Your goal - Reproduce the full listing below unchanged, apart from the pictures.

━━ Data section ━━

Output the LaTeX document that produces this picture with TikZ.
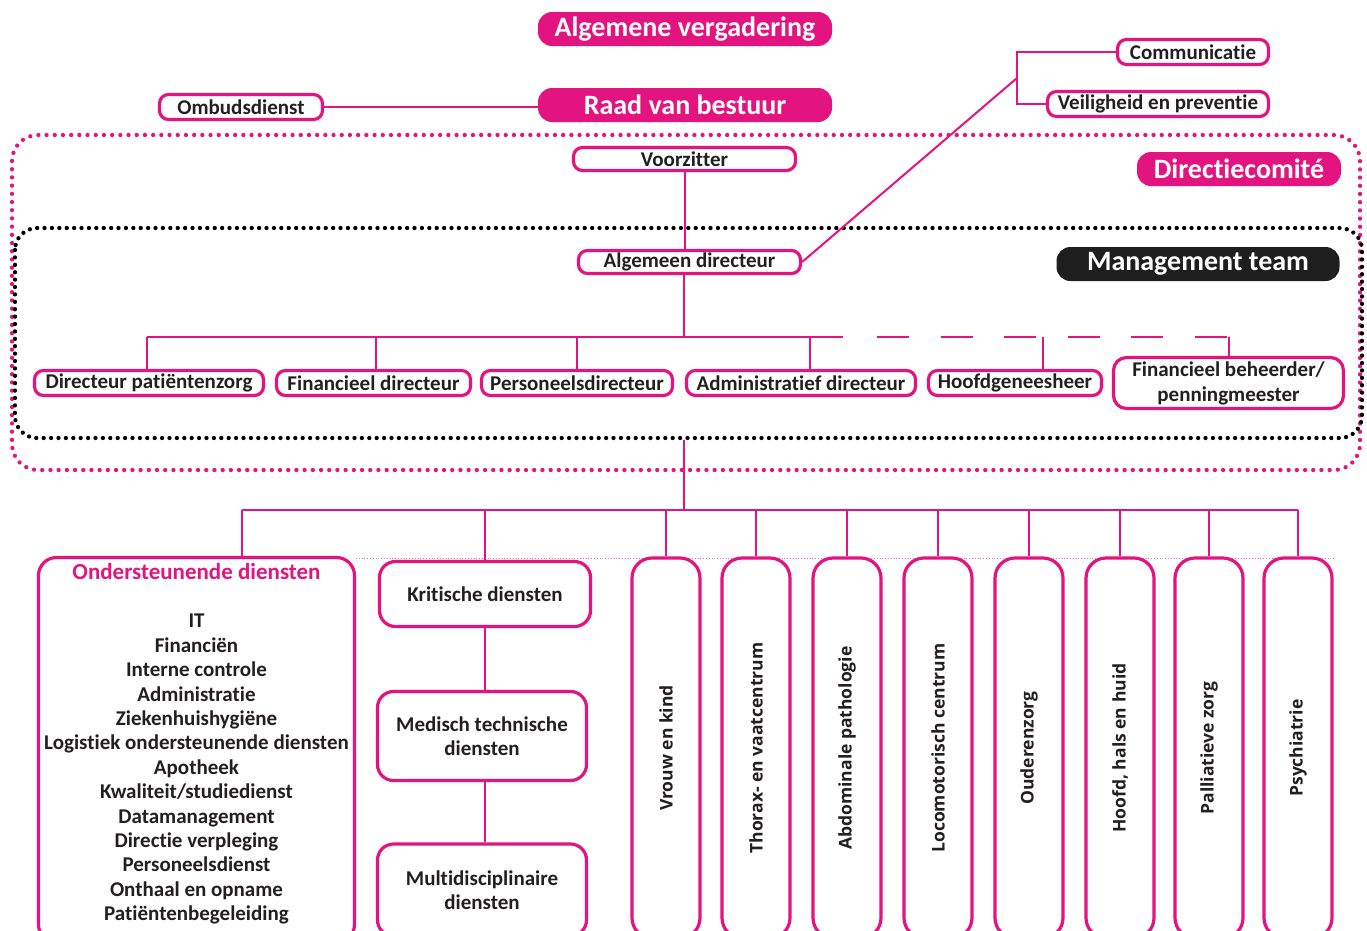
\documentclass[tikz,border=0pt]{standalone}
\usepackage{fontspec}
\setmainfont{Carlito}[Ligatures=NoCommon]
\newfontfamily\vfont{Open Sans}[Ligatures=NoCommon]
\definecolor{mag}{HTML}{E3147F}
\definecolor{txt}{HTML}{231F20}
\definecolor{blk}{HTML}{1E1E1E}
\tikzset{
  every node/.style={font=\bfseries\fontsize{21}{24.4}\selectfont, text=txt},
  pbox/.style={draw=mag, line width=3.2pt, rounded corners=9pt, fill=white, inner sep=0pt, align=center},
  fillbox/.style={fill=mag, rounded corners=14pt, inner sep=0pt, text=white, font=\bfseries\fontsize{28}{30}\selectfont},
  blackbox/.style={fillbox, fill=blk},
  conn/.style={draw=mag, line width=2pt},
  dashconn/.style={conn, dash pattern=on 32pt off 31.5pt},
  vbox/.style={pbox, rounded corners=20pt, rotate=90, minimum width=380pt, minimum height=68pt, font=\vfont\bfseries\fontsize{17.5}{20}\selectfont},
  pinkdots/.style={draw=mag, line width=4.3pt, line cap=round, dash pattern=on 0pt off 8.2pt, rounded corners=26pt},
  blackdots/.style={draw=black, line width=4.3pt, line cap=round, dash pattern=on 0pt off 7.4pt, rounded corners=22pt},
  faint/.style={draw=mag!60, line width=0.8pt, dotted}
}
\begin{document}
\begin{tikzpicture}[x=1pt,y=-1pt]
\clip (0,0) rectangle (1367,930);
\fill[white] (0,0) rectangle (1367,930);
% group frames
\draw[pinkdots] (12,135) rectangle (1360,470);
\draw[blackdots] (15,228) rectangle (1362,438);
\draw[faint] (356,558) -- (1334,558);
% top
\node[fillbox, minimum width=294pt, minimum height=34pt] (av) at (685,29) {Algemene vergadering};
\node[fillbox, minimum width=294pt, minimum height=34pt] (rvb) at (685,105) {Raad van bestuur};
\node[pbox, minimum width=163pt, minimum height=25pt] (omb) at (241,107) {Ombudsdienst};
\node[pbox, minimum width=151pt, minimum height=25pt] (com) at (1193,52) {Communicatie};
\node[pbox, minimum width=221pt, minimum height=25pt] (vei) at (1158,104) {Veiligheid en preventie};
\node[fillbox, minimum width=204pt, minimum height=34pt] (dc) at (1239,169) {Directiecomité};
\node[pbox, minimum width=222pt, minimum height=23pt] (voor) at (684.5,159) {Voorzitter};
\node[blackbox, minimum width=283pt, minimum height=34pt] (mt) at (1198,264) {Management team};
\node[pbox, minimum width=222pt, minimum height=23pt] (ad) at (689.5,262) {Algemeen directeur};
% directors
\node[pbox, minimum width=229pt, minimum height=25pt] (d1) at (149,383) {Directeur patiëntenzorg};
\node[pbox, minimum width=194pt, minimum height=25pt] (d2) at (373.5,383) {Financieel directeur};
\node[pbox, minimum width=191pt, minimum height=25pt] (d3) at (577,383) {Personeelsdirecteur};
\node[pbox, minimum width=229pt, minimum height=25pt] (d4) at (801,383) {Administratief directeur};
\node[pbox, minimum width=173pt, minimum height=25pt] (d5) at (1015,383) {Hoofdgeneesheer};
\node[pbox, minimum width=230pt, minimum height=51pt, rounded corners=13pt, font=\bfseries\fontsize{21}{25}\selectfont] (d6) at (1228.5,383) {Financieel beheerder/\\penningmeester};
% bottom left
\node[pbox, rounded corners=18pt, minimum width=316pt, minimum height=385pt] (ond) at (196.5,750) {};
\node[text=mag, font=\bfseries\fontsize{23}{24}\selectfont] (ondt) at (196.5,572) {Ondersteunende diensten};
\node[anchor=north, align=center, inner sep=0pt] (ondl) at (196.5,614) {IT\\Financiën\\Interne controle\\Administratie\\Ziekenhuishygiëne\\Logistiek ondersteunende diensten\\Apotheek\\Kwaliteit/studiedienst\\Datamanagement\\Directie verpleging\\Personeelsdienst\\Onthaal en opname\\Patiëntenbegeleiding};
\node[pbox, rounded corners=16pt, minimum width=211pt, minimum height=65pt] (krit) at (485,594) {Kritische diensten};
\node[pbox, rounded corners=16pt, minimum width=209pt, minimum height=89pt] (med) at (482,736) {Medisch technische\\diensten};
\node[pbox, rounded corners=16pt, minimum width=209pt, minimum height=92pt] (mul) at (482,890) {Multidisciplinaire\\diensten};
% vertical boxes
\node[vbox] (v1) at (666,748) {Vrouw en kind};
\node[vbox] (v2) at (756,748) {Thorax- en vaatcentrum};
\node[vbox] (v3) at (847,748) {Abdominale pathologie};
\node[vbox] (v4) at (938,748) {Locomotorisch centrum};
\node[vbox] (v5) at (1029,748) {Ouderenzorg};
\node[vbox] (v6) at (1120,748) {Hoofd, hals en huid};
\node[vbox] (v7) at (1209,748) {Palliatieve zorg};
\node[vbox] (v8) at (1298,748) {Psychiatrie};
% coordinates
\coordinate (brk) at (1017,78);
\coordinate (bL) at (147,337);
\coordinate (bA) at (684,337);
\coordinate (bS) at (843,337);
\coordinate (bD) at (877,337);
\coordinate (t2) at (376,337);
\coordinate (t4) at (810,337);
\coordinate (t5) at (1043,337);
\coordinate (bR) at (1229,337);
\coordinate (c0) at (684,440);
\coordinate (c1) at (684,510);
\coordinate (cL) at (242,510);
\coordinate (cR) at (1298,510);
% connectors
\draw[conn] (omb.east) -- (omb.east -| rvb.west);
\draw[conn] (com.west) -- (com.west -| brk) -- (vei.west -| brk) -- (vei.west);
\draw[conn] (ad.east) -- (brk);
\draw[conn] (voor.south) -- (voor.south |- ad.north);
\draw[conn] (ad.south -| bA) -- (bA);
\draw[conn] (bL) -- (bS);
\draw[dashconn] (bD) -- (bR);
\draw[conn] (bL) -- (bL |- d1.north);
\draw[conn] (t2) -- (t2 |- d2.north);
\draw[conn] (d3.north |- bA) -- (d3.north);
\draw[conn] (t4) -- (t4 |- d4.north);
\draw[conn] (t5) -- (t5 |- d5.north);
\draw[conn] (bR) -- (bR |- d6.north);
\draw[conn] (c0) -- (c1);
\draw[conn] (cL) -- (cR);
\draw[conn] (cL) -- (cL |- ond.north);
\draw[conn] (krit.north |- c1) -- (krit.north);
\draw[conn] (krit.south) -- (med.north -| krit.south);
\draw[conn] (med.south -| krit.south) -- (mul.north -| krit.south);
\foreach \v in {v1,v2,v3,v4,v5,v6,v7,v8}{
  \draw[conn] (\v.east |- c1) -- (\v.east);
}
\end{tikzpicture}
\end{document}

━━━

Response to the task -
Output the LaTeX document that produces this picture with TikZ.
\documentclass[tikz,border=0pt]{standalone}
\usepackage{fontspec}
\setmainfont{Carlito}[Ligatures=NoCommon]
\newfontfamily\vfont{Open Sans}[Ligatures=NoCommon]
\definecolor{mag}{HTML}{E3147F}
\definecolor{txt}{HTML}{231F20}
\definecolor{blk}{HTML}{1E1E1E}
\tikzset{
  every node/.style={font=\bfseries\fontsize{21}{24.4}\selectfont, text=txt},
  pbox/.style={draw=mag, line width=3.2pt, rounded corners=9pt, fill=white, inner sep=0pt, align=center},
  fillbox/.style={fill=mag, rounded corners=14pt, inner sep=0pt, text=white, font=\bfseries\fontsize{28}{30}\selectfont},
  blackbox/.style={fillbox, fill=blk},
  conn/.style={draw=mag, line width=2pt},
  dashconn/.style={conn, dash pattern=on 32pt off 31.5pt},
  vbox/.style={pbox, rounded corners=20pt, rotate=90, minimum width=380pt, minimum height=68pt, font=\vfont\bfseries\fontsize{17.5}{20}\selectfont},
  pinkdots/.style={draw=mag, line width=4.3pt, line cap=round, dash pattern=on 0pt off 8.2pt, rounded corners=26pt},
  blackdots/.style={draw=black, line width=4.3pt, line cap=round, dash pattern=on 0pt off 7.4pt, rounded corners=22pt},
  faint/.style={draw=mag!60, line width=0.8pt, dotted}
}
\begin{document}
\begin{tikzpicture}[x=1pt,y=-1pt]
\clip (0,0) rectangle (1367,930);
\fill[white] (0,0) rectangle (1367,930);
% group frames
\draw[pinkdots] (12,135) rectangle (1360,470);
\draw[blackdots] (15,228) rectangle (1362,438);
\draw[faint] (356,558) -- (1334,558);
% top
\node[fillbox, minimum width=294pt, minimum height=34pt] (av) at (685,29) {Algemene vergadering};
\node[fillbox, minimum width=294pt, minimum height=34pt] (rvb) at (685,105) {Raad van bestuur};
\node[pbox, minimum width=163pt, minimum height=25pt] (omb) at (241,107) {Ombudsdienst};
\node[pbox, minimum width=151pt, minimum height=25pt] (com) at (1193,52) {Communicatie};
\node[pbox, minimum width=221pt, minimum height=25pt] (vei) at (1158,104) {Veiligheid en preventie};
\node[fillbox, minimum width=204pt, minimum height=34pt] (dc) at (1239,169) {Directiecomité};
\node[pbox, minimum width=222pt, minimum height=23pt] (voor) at (684.5,159) {Voorzitter};
\node[blackbox, minimum width=283pt, minimum height=34pt] (mt) at (1198,264) {Management team};
\node[pbox, minimum width=222pt, minimum height=23pt] (ad) at (689.5,262) {Algemeen directeur};
% directors
\node[pbox, minimum width=229pt, minimum height=25pt] (d1) at (149,383) {Directeur patiëntenzorg};
\node[pbox, minimum width=194pt, minimum height=25pt] (d2) at (373.5,383) {Financieel directeur};
\node[pbox, minimum width=191pt, minimum height=25pt] (d3) at (577,383) {Personeelsdirecteur};
\node[pbox, minimum width=229pt, minimum height=25pt] (d4) at (801,383) {Administratief directeur};
\node[pbox, minimum width=173pt, minimum height=25pt] (d5) at (1015,383) {Hoofdgeneesheer};
\node[pbox, minimum width=230pt, minimum height=51pt, rounded corners=13pt, font=\bfseries\fontsize{21}{25}\selectfont] (d6) at (1228.5,383) {Financieel beheerder/\\penningmeester};
% bottom left
\node[pbox, rounded corners=18pt, minimum width=316pt, minimum height=385pt] (ond) at (196.5,750) {};
\node[text=mag, font=\bfseries\fontsize{23}{24}\selectfont] (ondt) at (196.5,572) {Ondersteunende diensten};
\node[anchor=north, align=center, inner sep=0pt] (ondl) at (196.5,614) {IT\\Financiën\\Interne controle\\Administratie\\Ziekenhuishygiëne\\Logistiek ondersteunende diensten\\Apotheek\\Kwaliteit/studiedienst\\Datamanagement\\Directie verpleging\\Personeelsdienst\\Onthaal en opname\\Patiëntenbegeleiding};
\node[pbox, rounded corners=16pt, minimum width=211pt, minimum height=65pt] (krit) at (485,594) {Kritische diensten};
\node[pbox, rounded corners=16pt, minimum width=209pt, minimum height=89pt] (med) at (482,736) {Medisch technische\\diensten};
\node[pbox, rounded corners=16pt, minimum width=209pt, minimum height=92pt] (mul) at (482,890) {Multidisciplinaire\\diensten};
% vertical boxes
\node[vbox] (v1) at (666,748) {Vrouw en kind};
\node[vbox] (v2) at (756,748) {Thorax- en vaatcentrum};
\node[vbox] (v3) at (847,748) {Abdominale pathologie};
\node[vbox] (v4) at (938,748) {Locomotorisch centrum};
\node[vbox] (v5) at (1029,748) {Ouderenzorg};
\node[vbox] (v6) at (1120,748) {Hoofd, hals en huid};
\node[vbox] (v7) at (1209,748) {Palliatieve zorg};
\node[vbox] (v8) at (1298,748) {Psychiatrie};
% coordinates
\coordinate (brk) at (1017,78);
\coordinate (bL) at (147,337);
\coordinate (bA) at (684,337);
\coordinate (bS) at (843,337);
\coordinate (bD) at (877,337);
\coordinate (t2) at (376,337);
\coordinate (t4) at (810,337);
\coordinate (t5) at (1043,337);
\coordinate (bR) at (1229,337);
\coordinate (c0) at (684,440);
\coordinate (c1) at (684,510);
\coordinate (cL) at (242,510);
\coordinate (cR) at (1298,510);
% connectors
\draw[conn] (omb.east) -- (omb.east -| rvb.west);
\draw[conn] (com.west) -- (com.west -| brk) -- (vei.west -| brk) -- (vei.west);
\draw[conn] (ad.east) -- (brk);
\draw[conn] (voor.south) -- (voor.south |- ad.north);
\draw[conn] (ad.south -| bA) -- (bA);
\draw[conn] (bL) -- (bS);
\draw[dashconn] (bD) -- (bR);
\draw[conn] (bL) -- (bL |- d1.north);
\draw[conn] (t2) -- (t2 |- d2.north);
\draw[conn] (d3.north |- bA) -- (d3.north);
\draw[conn] (t4) -- (t4 |- d4.north);
\draw[conn] (t5) -- (t5 |- d5.north);
\draw[conn] (bR) -- (bR |- d6.north);
\draw[conn] (c0) -- (c1);
\draw[conn] (cL) -- (cR);
\draw[conn] (cL) -- (cL |- ond.north);
\draw[conn] (krit.north |- c1) -- (krit.north);
\draw[conn] (krit.south) -- (med.north -| krit.south);
\draw[conn] (med.south -| krit.south) -- (mul.north -| krit.south);
\foreach \v in {v1,v2,v3,v4,v5,v6,v7,v8}{
  \draw[conn] (\v.east |- c1) -- (\v.east);
}
\end{tikzpicture}
\end{document}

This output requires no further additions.